One of the most difficult aspects of learning taijiquan is yielding or softness.
On a crude level, softness refers to the muscles being relaxed rather than tense, the joints being mobile rather than locked/held.
The aim is to have give, to be pliable yet strong.
Yielding is not about giving-in, collapsing or being cowardly.
It is a tactic.
In fact, it is taijiquan's primary tactic.
Yielding is the ability to make space, to allow an incoming force to over-extend, to expend itself.
Having yielded, you step-in and counter.
With growing skill, you will find that the moment of yielding may seem quite small and even go unnoticed by the attacker.
A feather cannot be placed,
and a fly cannot alight on any part of the body.
If Taoism is the art of adjusting to life, then taijiquan is the art of adjusting to the opponent.
This process of adjustment is what yielding is about.
Balancing, sensitivity, change.
Crumpling and collapsing the elbows is not yielding.
It is structurally weak and inadvisable.
Flaccid or tense
Your muscles should be neither flaccid nor tense in taijiquan; these extremes are undesirable.
Tension blocks energy and flaccidity is simply collapsed structure.
The answer is to yield.
If you think of yielding in terms of melting ice, it has quite a different quality to flaccidity.
The ice does not simply crumple.
It gradually gives way.
Resistance is futile
Yielding does not involve any component of resistance, so you do not fight back.
You allow your partner to move you but do nothing to assist.
This is far harder than it sounds.
People typically move themselves out of the way or tense-up. You must do neither.
When you let your partner do all the work, you can employ your body like a spring.
It absorbs the incoming force, compressing the spine and the legs.
You store the energy.
At a certain point, you can go no further so you stop. Even now, you do not push back or collapse.
This develops into 'resisting jing' but is completely different to tensing-up or fighting back.
The greatest form of yielding must take place psychologically.
Your ego, pride, arrogance and vanity are all obstacles that need to be discarded on the way to understanding the Art.
Holding and fixity will hinder your progress.
Sifu Waller's job is to encourage you to let-go both psychologically and emotionally.
Softness of mind
If the mind is rigid and inflexible, then the body will be too.
Mental tension is a kind of anticipation; a preparation for expected events.
We must learn not to anticipate and to go with the flow of what is happening instead.
Softness feels heavy
Being soft allows the body weight to be transmitted to different parts of the body.

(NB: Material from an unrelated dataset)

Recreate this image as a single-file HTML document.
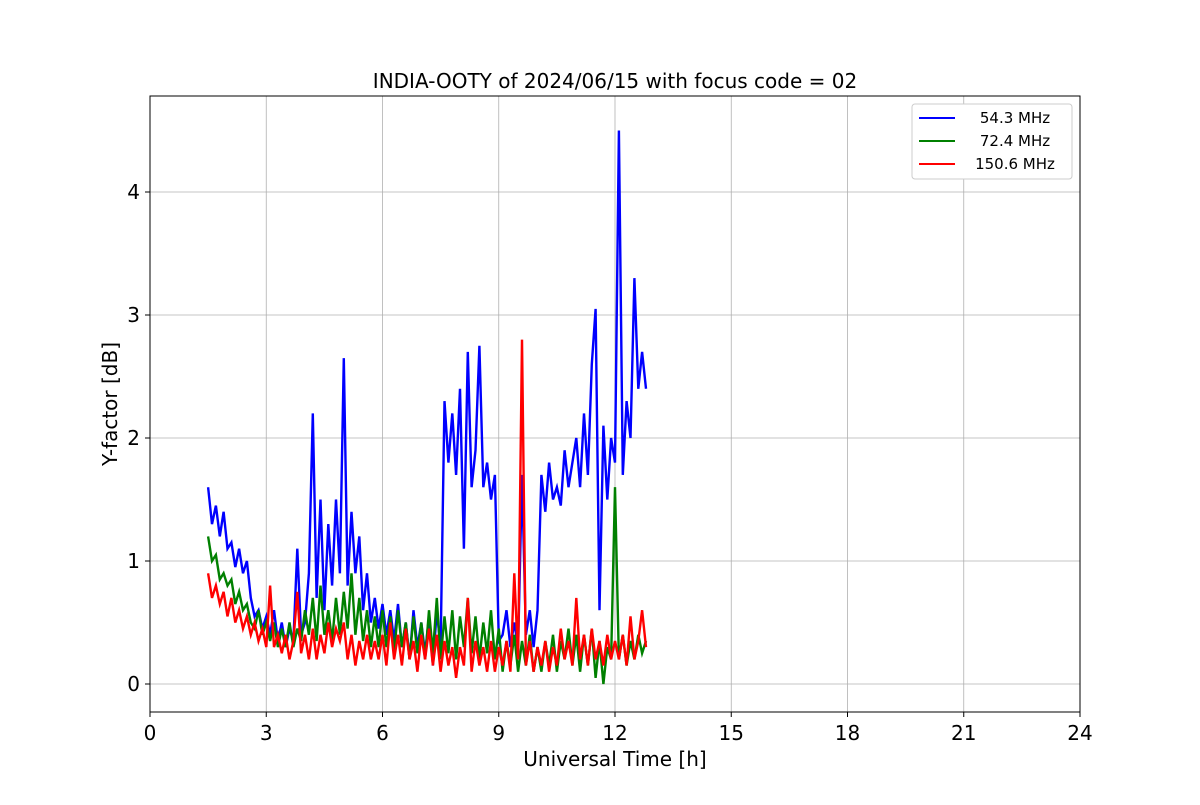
<!DOCTYPE html>
<html><head><meta charset="utf-8"><style>
body{margin:0;background:#fff;}
svg text{font-family:"DejaVu Sans","Liberation Sans",sans-serif;fill:#000;}
</style></head><body>
<svg id="chart" width="1200" height="800" xmlns="http://www.w3.org/2000/svg">
<rect width="1200" height="800" fill="#fff"/>
<g id="grid"></g>
<g id="series"></g>
<rect x="150" y="96" width="930" height="616" fill="none" stroke="#000" stroke-width="1"/>
<g id="ticks"></g>
<text x="615" y="88" font-size="20" text-anchor="middle">INDIA-OOTY of 2024/06/15 with focus code = 02</text>
<text x="615" y="766" font-size="20" text-anchor="middle">Universal Time [h]</text>
<text transform="translate(117,404) rotate(-90)" font-size="20" text-anchor="middle">Y-factor [dB]</text>
<g>
<rect x="912" y="104" width="160" height="75" rx="3" fill="#fff" stroke="#ccc"/>
<g><line x1="919" y1="118" x2="955" y2="118" stroke="#0000ff" stroke-width="2"/><text x="1015" y="123" font-size="15" text-anchor="middle">54.3 MHz</text></g>
<g><line x1="919" y1="141" x2="955" y2="141" stroke="#008000" stroke-width="2"/><text x="1015" y="146" font-size="15" text-anchor="middle">72.4 MHz</text></g>
<g><line x1="919" y1="164" x2="955" y2="164" stroke="#ff0000" stroke-width="2"/><text x="1015" y="169" font-size="15" text-anchor="middle">150.6 MHz</text></g>
</g>
</svg>
<script>
const xTicks=[0,3,6,9,12,15,18,21,24];
const yTicks=[0,1,2,3,4];
const tStart=1.5, tStep=0.1;
const blue=[1.6,1.3,1.45,1.2,1.4,1.1,1.15,0.95,1.1,0.9,1.0,
0.7,0.55,0.6,0.45,0.55,
0.4,0.6,0.35,0.5,0.3,0.45,0.35,1.1,0.4,0.5,
0.9,2.2,0.7,1.5,0.6,1.3,0.8,1.5,0.9,2.65,
0.8,1.4,0.9,1.2,0.6,0.9,0.5,0.7,0.45,0.65,
0.4,0.6,0.35,0.65,0.3,0.5,0.2,0.6,0.3,0.5,
0.25,0.55,0.15,0.6,0.3,
2.3,1.8,2.2,1.7,2.4,1.1,2.7,1.6,1.9,2.75,
1.6,1.8,1.5,1.7,0.35,
0.4,0.6,0.3,0.5,0.3,1.7,0.4,0.6,0.3,0.6,
1.7,1.4,1.8,1.5,1.6,1.45,1.9,1.6,1.8,2.0,
1.6,2.2,1.7,2.6,3.05,
0.6,2.1,1.5,2.0,1.8,
4.5,1.7,2.3,2.0,3.3,2.4,2.7,2.4];
const green=[1.2,1.0,1.05,0.85,0.9,0.8,0.85,0.65,0.75,0.6,0.65,
0.5,0.45,0.6,0.4,0.5,
0.35,0.5,0.3,0.45,0.3,0.5,0.3,0.45,0.35,0.6,
0.4,0.7,0.35,0.8,0.4,0.6,0.35,0.7,0.4,0.75,
0.45,0.9,0.4,0.7,0.35,0.6,0.3,0.55,0.3,0.6,
0.3,0.55,0.25,0.6,0.3,0.5,0.2,0.55,0.25,0.5,
0.2,0.6,0.25,0.7,0.2,0.55,0.25,0.6,0.2,0.55,
0.3,0.7,0.25,0.55,0.2,0.5,0.25,0.6,0.2,0.45,
0.1,0.35,0.15,0.4,0.1,0.35,0.15,0.4,0.1,0.3,
0.1,0.35,0.15,0.4,0.1,0.35,0.2,0.45,0.15,0.4,
0.1,0.4,0.15,0.45,0.05,0.35,0.0,0.3,0.2,1.6,
0.2,0.4,0.15,0.35,0.2,0.4,0.25,0.35];
const red=[0.9,0.7,0.8,0.65,0.75,0.55,0.7,0.5,0.6,0.45,0.55,
0.4,0.5,0.35,0.45,0.3,
0.8,0.3,0.4,0.25,0.4,0.2,0.35,0.75,0.25,0.4,
0.2,0.45,0.2,0.4,0.25,0.5,0.3,0.45,0.35,0.5,
0.2,0.4,0.15,0.35,0.2,0.4,0.2,0.35,0.2,0.4,
0.15,0.5,0.2,0.4,0.15,0.45,0.2,0.35,0.1,0.4,
0.2,0.45,0.15,0.4,0.1,0.35,0.15,0.3,0.05,0.3,
0.15,0.7,0.1,0.35,0.15,0.3,0.1,0.35,0.1,0.3,
0.15,0.35,0.1,0.9,0.2,2.8,0.15,0.35,0.1,0.3,
0.15,0.35,0.1,0.3,0.15,0.45,0.2,0.35,0.15,0.7,
0.2,0.4,0.15,0.45,0.2,0.35,0.15,0.4,0.2,0.35,
0.2,0.4,0.15,0.55,0.2,0.35,0.6,0.3];
const NS="http://www.w3.org/2000/svg";
const X=v=>150+v*(930/24);
const Y=v=>684-v*123;
const grid=document.getElementById('grid'),ticks=document.getElementById('ticks'),ser=document.getElementById('series');
function mk(tag,attrs,parent){const e=document.createElementNS(NS,tag);for(const k in attrs)e.setAttribute(k,attrs[k]);parent.appendChild(e);return e;}
xTicks.forEach(v=>{
 const g=mk('line',{x1:X(v),x2:X(v),y1:96,y2:712,stroke:'#b0b0b0','stroke-width':0.8},grid);
 
 
 const t=mk('line',{x1:X(v),x2:X(v),y1:712,y2:717,stroke:'#000'},ticks);
 
 
 const l=mk('text',{x:X(v),y:740,'font-size':20,'text-anchor':'middle'},ticks);l.textContent=v;
 
 
});
yTicks.forEach(v=>{
 const g=mk('line',{x1:150,x2:1080,y1:Y(v),y2:Y(v),stroke:'#b0b0b0','stroke-width':0.8},grid);
 
 
 const t=mk('line',{x1:145,x2:150,y1:Y(v),y2:Y(v),stroke:'#000'},ticks);
 
 
 const l=mk('text',{x:140,y:Y(v)+7,'font-size':20,'text-anchor':'end'},ticks);l.textContent=v;
 
 
});
[[blue,'#0000ff','series-54-mhz'],[green,'#008000','series-72-mhz'],[red,'#ff0000','series-150-mhz']].forEach(([d,c,n])=>{
 const pts=d.map((v,i)=>X(tStart+i*tStep).toFixed(1)+','+Y(v).toFixed(1)).join(' ');
 const p=mk('polyline',{points:pts,fill:'none',stroke:c,'stroke-width':2.4,'stroke-linejoin':'miter'},ser);
 
 
});
</script>
</body></html>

To another person, your limbs will feel very heavy.
To you, they just feel loose and relaxed.
This heaviness can be used to transmit the groundpath through somebody else.
Softness enables you to 'listen' to the opponent's body through the use of mild pressure.
Too much pressure and you will be resisting the incoming force.
Too little pressure and you will not be able to maintain contact.
If you are double-weighted, you cannot yield.
In partner work, your weight should always be more to one side than the other.
There can be double-weightedness in the arms as well as the legs. Avoid this.
Empty the left wherever a pressure appears, and similarly the right.
How to yield
The forms of taijiquan or baguazhang were designed to teach the student how to yield to incoming force:
Turn the waist & shift the weight into the other leg
Bend at the hip
Trying is born of failure.
Students of the Tao learn to move with what is.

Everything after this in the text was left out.